Gary was due to meet the president of the Mongolian law society because the Norwegian law society had provided sponsorship and support to their Mongolian counterparts. Odka had therefore at very short notice been able to facilitate a meeting. Unfortunately this meant they had to miss lunch. Me Callum and Fi went to a lovely vegetarian restaurant where we got a meal and a drink for under £3 each and met the others later.

After doing some other errands in town we visited the sukhbaatar square where the main government buildings were located and went back to the hotel. After finally having a shower we were back out again this time on our way to a traditional Mongolian culture show.

I found it really enjoyable to hear the traditional throat singers, to hear the traditional instruments and to see the different dancers. There was also a contortionist who was particularly amazing and her finale was holding herself up by her tongue.
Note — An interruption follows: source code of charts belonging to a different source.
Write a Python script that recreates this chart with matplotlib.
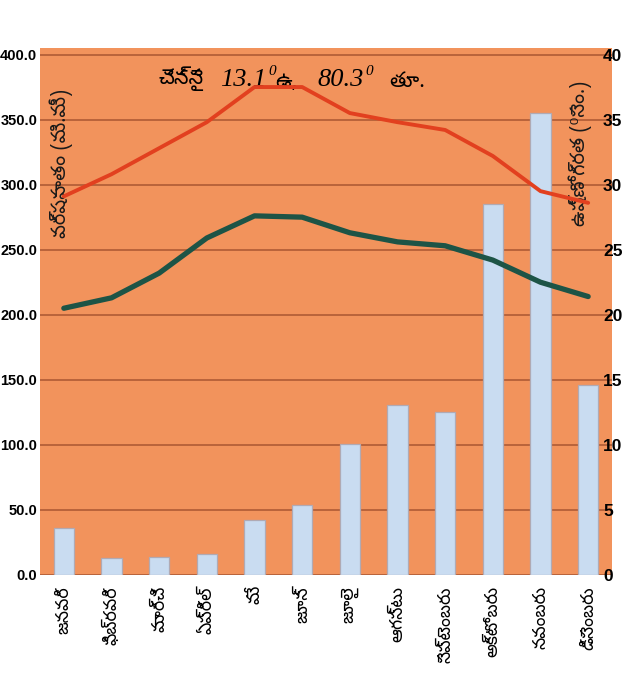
import matplotlib
matplotlib.use("Agg")
import matplotlib.pyplot as plt
from matplotlib import font_manager as fm
from matplotlib.ft2font import FT2Font

months = ["జనవరి", "ఫిబ్రవరి", "మార్చి", "ఏప్రిల్", "మే", "జూన్",
          "జూలై", "ఆగస్టు", "సెప్టెంబరు", "అక్టోబరు", "నవంబరు", "డిసెంబరు"]
rainfall = [36, 13, 14, 16, 42, 54, 101, 131, 125, 285, 355, 146]
temp_max = [29.1, 30.8, 32.8, 34.8, 37.5, 37.5, 35.5, 34.8, 34.2, 32.2, 29.5, 28.6]
temp_min = [20.5, 21.3, 23.2, 25.9, 27.6, 27.5, 26.3, 25.6, 25.3, 24.2, 22.5, 21.4]
left_ticks = [0, 50, 100, 150, 200, 250, 300, 350, 400]
right_ticks = [0, 5, 10, 15, 20, 25, 30, 35, 40]
title_parts = ["చెన్నై", "13.1", "0", "ఉ,", "80.3", "0", "తూ."]
ylabel_left = "వర్షపాతం (మి.మీ)"
ylabel_right = "ఉష్ణోగ్రత (⁰సెం.)"


def find_font(ch):
    best = None
    for f in fm.fontManager.ttflist:
        try:
            cm = FT2Font(f.fname).get_charmap()
        except Exception:
            continue
        if ord(ch) in cm:
            if best is None or ("Sans" in f.name and "Sans" not in best):
                best = f.name
    return best

tel = find_font("జ") or "DejaVu Sans"
TEL = [tel, "DejaVu Sans"]
num_font = ["Liberation Sans Narrow", "Liberation Sans", "DejaVu Sans"]

fig = plt.figure(figsize=(6.35, 6.75), dpi=100)
ax = fig.add_axes([40 / 635, 100 / 675, 572 / 635, 527 / 675])
ax.set_facecolor("#f2935c")
x = list(range(len(months)))

ax.set_ylim(0, 405)
ax.set_xlim(-0.5, len(months) - 0.5)
for v in left_ticks:
    ax.axhline(v, color="#b9633b", lw=1.4, zorder=1)

ax.bar(x, rainfall, width=0.42, color="#c9dcf1", edgecolor="#b0aab4",
       linewidth=0.9, zorder=2)

ax2 = ax.twinx()
ax2.set_ylim(0, 40.5)
ax2.plot(x, temp_max, color="#e2401f", lw=2.8, zorder=3, solid_capstyle="round")
ax2.plot(x, temp_min, color="#1d5446", lw=3.8, zorder=3, solid_capstyle="round")

for a in (ax, ax2):
    for s in a.spines.values():
        s.set_visible(False)

ax.set_yticks(left_ticks)
ax.set_yticklabels([f"{v:.1f}" for v in left_ticks], fontfamily=num_font,
                   fontweight="bold", fontsize=10.5)
ax.tick_params(axis="y", length=0, pad=2)
ax2.set_yticks(right_ticks)
ax2.set_yticklabels([str(v) for v in right_ticks], fontfamily=num_font,
                    fontweight="bold", fontsize=12.5)
ax2.tick_params(axis="y", length=0, pad=-6.5)

ax.set_xticks(x)
ax.set_xticklabels(months, rotation=90, fontfamily=TEL, fontsize=12.5, va="top")
ax.tick_params(axis="x", length=0, pad=8)

ax.text(0.037, 0.78, ylabel_left, rotation=90, transform=ax.transAxes,
        ha="center", va="center", fontfamily=TEL, fontsize=14, color="#1a1a1a",
        zorder=5)
ax.text(0.944, 0.80, ylabel_right, rotation=90, transform=ax.transAxes,
        ha="center", va="center", fontfamily=TEL, fontsize=14, color="#1a1a1a",
        zorder=5)

# title assembled from pieces
serif = ["Liberation Serif", "DejaVu Serif"]
t = ax.text(0.207, 0.932, title_parts[0], transform=ax.transAxes,
            fontfamily=TEL, fontsize=15, va="baseline", ha="left", zorder=5)
specs = [(title_parts[1], serif, "italic", 19, 12, 0),
         (title_parts[2], serif, "italic", 11, 1, 9),
         (title_parts[3], TEL, "normal", 15, 0, -9),
         (title_parts[4], serif, "italic", 19, 14, 0),
         (title_parts[5], serif, "italic", 11, 1, 9),
         (title_parts[6], TEL, "normal", 15, 12, -9)]
prev = t
for txt, fam, sty, fs, dx, dy in specs:
    prev = ax.annotate(txt, xy=(1, 0), xycoords=prev, xytext=(dx, dy),
                       textcoords="offset points", fontfamily=fam, fontstyle=sty,
                       fontsize=fs, va="bottom", ha="left", zorder=5,
                       annotation_clip=False)

fig.savefig("out.png", dpi=100, facecolor="white")
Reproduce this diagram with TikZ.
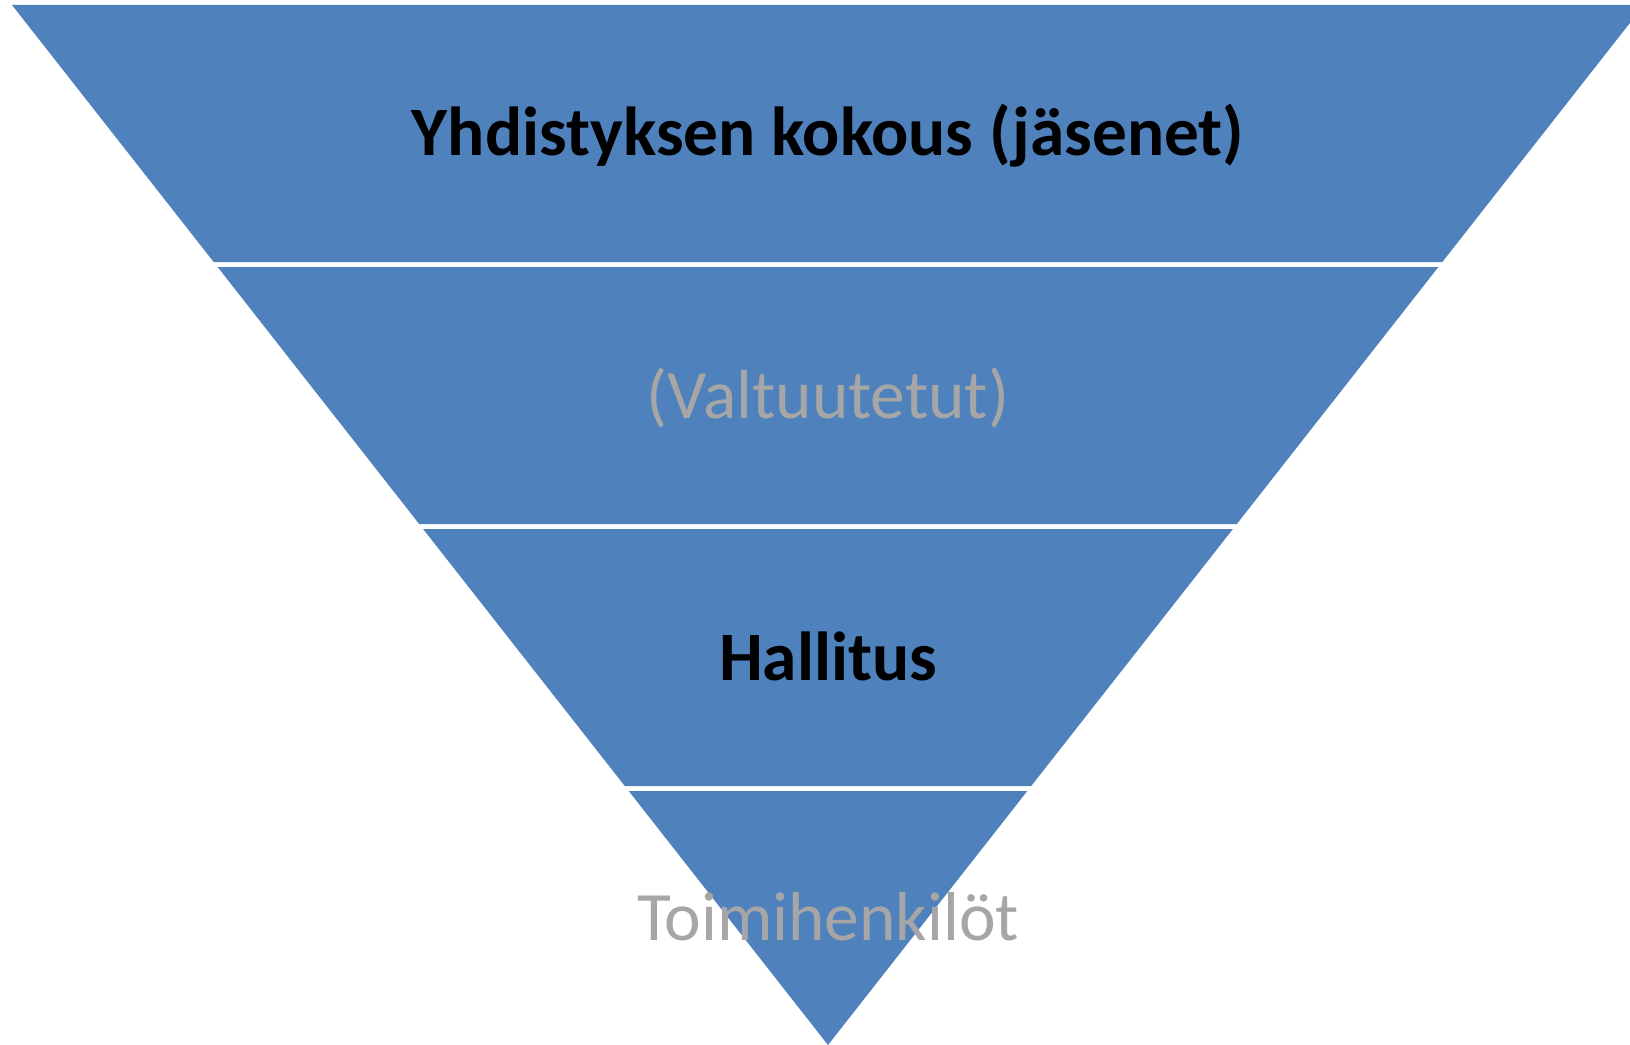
\documentclass[tikz,border=0pt]{standalone}
\usepackage{fontspec}
\setmainfont{Carlito}
\definecolor{bandblue}{HTML}{4F81BD}
\definecolor{labelgray}{HTML}{A6A6A6}

\begin{document}
\begin{tikzpicture}[
      x=0.75pt, y=-0.75pt,
      band/.style = {fill=bandblue},
      every node/.style = {anchor=base, inner sep=0pt,
        font=\fontsize{52}{62}\selectfont},
      strong/.style = {font=\fontsize{52}{62}\selectfont\bfseries, text=black},
      faint/.style = {text=labelgray}
    ]
      \clip (0,0) rectangle (1630,1045);
      \fill[white] (0,0) rectangle (1630,1045);

      \fill[band] (12,5) -- (1644,5) -- (1442.3,262) -- (213.7,262) -- cycle;
      \fill[band] (217.6,267) -- (1438.4,267) -- (1236.8,524) -- (419.2,524) -- cycle;
      \fill[band] (423.1,529) -- (1232.9,529) -- (1031.2,786) -- (624.8,786) -- cycle;
      \fill[band] (628.7,791) -- (1027.3,791) -- (828,1045) -- cycle;

      \node[strong] (kokous)  at (828,156)   {Yhdistyksen kokous (jäsenet)};
      \node[faint]  (valtuutetut) at (828,418) {(Valtuutetut)};
      \node[strong] (hallitus) at (828,680)  {Hallitus};
      \node[faint]  (toimihenkilot) at (828,940.5) {Toimihenkilöt};
  \end{tikzpicture}
\end{document}
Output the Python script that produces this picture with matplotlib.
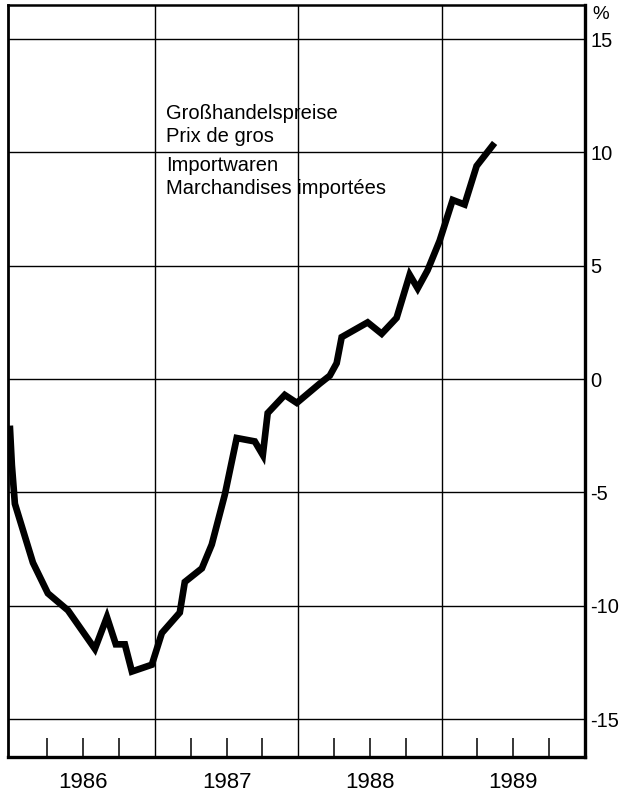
import matplotlib
matplotlib.use('Agg')
import matplotlib.pyplot as plt

plt.rcParams['font.family'] = ['Liberation Sans', 'DejaVu Sans']

# wholesale prices of imported goods, change vs. previous year (%)
dates = [1985.990, 1986.003, 1986.024, 1986.150, 1986.254, 1986.394, 1986.582,
         1986.666, 1986.728, 1986.791, 1986.840, 1986.979, 1987.049, 1987.174,
         1987.209, 1987.328, 1987.397, 1987.488, 1987.571, 1987.697, 1987.753,
         1987.787, 1987.906, 1987.990, 1988.150, 1988.220, 1988.268, 1988.303,
         1988.484, 1988.582, 1988.686, 1988.777, 1988.833, 1988.902, 1988.986,
         1989.077, 1989.160, 1989.244, 1989.355]
values = [-2.2, -3.8, -5.5, -8.1, -9.45, -10.2, -11.9,
          -10.5, -11.7, -11.7, -12.9, -12.6, -11.2, -10.3,
          -8.95, -8.35, -7.3, -5.1, -2.6, -2.75, -3.35,
          -1.5, -0.7, -1.05, -0.2, 0.15, 0.7, 1.85,
          2.5, 2.0, 2.7, 4.6, 4.0, 4.8, 6.1,
          7.9, 7.7, 9.4, 10.3]

years = [1986, 1987, 1988, 1989]
y_ticks = [-15, -10, -5, 0, 5, 10, 15]
y_labels = ['-15', '-10', '-5', '0', '5', '10', '15']
label_lines = ['Großhandelspreise', 'Prix de gros', 'Importwaren', 'Marchandises importées']

fig = plt.figure(figsize=(6.3, 7.96), dpi=100)
ax = fig.add_axes([0.0127, 0.049, 0.9159, 0.9447])

ax.plot(dates, values, color='black', linewidth=4.8, solid_joinstyle='miter', zorder=3)

ax.set_xlim(1985.976, 1990)
ax.set_ylim(-16.67, 16.5)

# year boundaries as grid, quarters as inward ticks
ax.set_xticks(years[1:])
ax.set_xticklabels([])
quarters = [y + q / 4 for y in years for q in (1, 2, 3)]
ax.set_xticks(quarters, minor=True)
ax.tick_params(axis='x', which='major', length=0)
ax.tick_params(axis='x', which='minor', direction='in', length=14, width=1.1, color='black')

ax.yaxis.tick_right()
ax.set_yticks(y_ticks)
ax.set_yticklabels(y_labels, fontsize=14.5, ha='left')
ax.tick_params(axis='y', length=0, pad=4)

ax.grid(True, which='major', color='black', linewidth=1.0)

for side, lw in [('left', 2.0), ('bottom', 2.4), ('right', 2.4), ('top', 1.8)]:
    ax.spines[side].set_linewidth(lw)
    ax.spines[side].set_color('black')

for y in years:
    ax.text(y + 0.5, -0.034, str(y), transform=ax.get_xaxis_transform(),
            ha='center', va='center', fontsize=16)

ax.text(1.012, 0.988, '%', transform=ax.transAxes, ha='left', va='center', fontsize=13.5)

text_y = [11.7, 10.7, 9.4, 8.4]
for line, ty in zip(label_lines, text_y):
    ax.text(1987.08, ty, line, ha='left', va='center', fontsize=14.5, zorder=4)

fig.savefig('out.png', dpi=100)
After the show we met two other groups on a similar tour one of which was going to Russia. Unfortunately they probably took a dislike to us because we wished them good luck with the train attendants and we may have sounded a bit negative about our experience. Luckily after we had dinner at the hotel we saw them again and this time introduced ourselves properly. We were therefore able to provide each other with advice on what to do in Russia and Beijing respectively and how best to get around.

During our dinner we had a shot of Mongolian vodka which is meant to be nicer than Russian vodka though I wasn’t convinced and when drunk straight both tasted equally nasty. Returning to my room I reflected on the fact that stage one of my journey was almost over and by the following night I would have crossed the Chinese border. Really this is just the beginning.